Tickler files can help moms keep track of items needed for future dates. Setting up a tickler file system takes about 15 to 20 minutes depending on how fancy you would like your weekly files to be.

Using a file crate, set up hanging files for each month. Within each hanging file are multiple file folders, one for each week of the month. Keep school work, invitations, event flyers, birthday and anniversary cards, the monthly school calendar, and pretty much anything else time-sensitive which isn’t a bill in your tickler files.

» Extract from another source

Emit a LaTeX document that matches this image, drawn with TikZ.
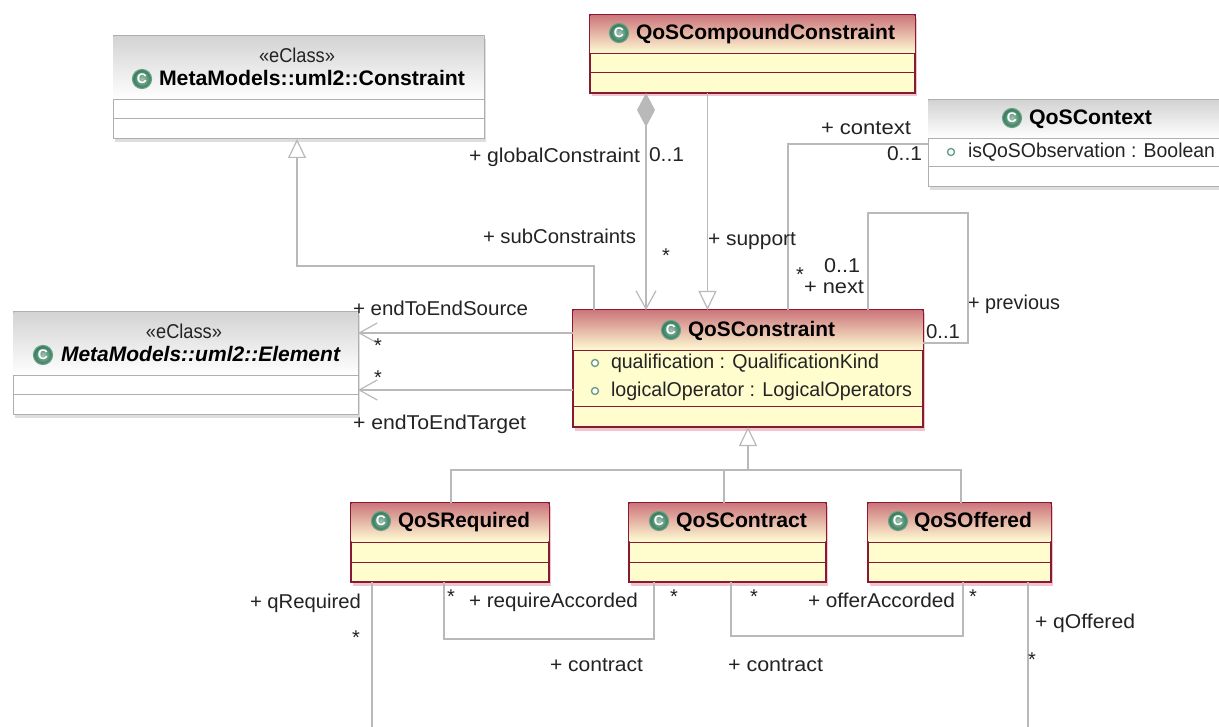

File time-sensitive papers immediately in your tickler file system. Once a week, review the file the following week and make notes in your planner for handling the papers.

5. Mom’s Planner

All moms need a planner. It can be a paper one like the Erin Condren Life planner, an electronic one like Google calendar, or a combination of both. Whatever you use, keep it in the Command Center for easy access. You should be able to note reminders quickly in your planner any time you need to add something to your list.

Inside Mom’s planner, you’ll find chore lists, task lists, and dated reminders. When life gets hectic with sports and after school activities, Mom’s planner ensures that almost everything will be taken care of.

6. Paper and Office Supplies

If you need to use certain office supplies on a regular basis like stamps and envelopes, keep a supply in your Command Center. I keep a supply of notebook paper, recycled envelopes, and regular envelopes for writing sick notes, sending in permissions slips and sending in money.

What’s in your Family Command Center?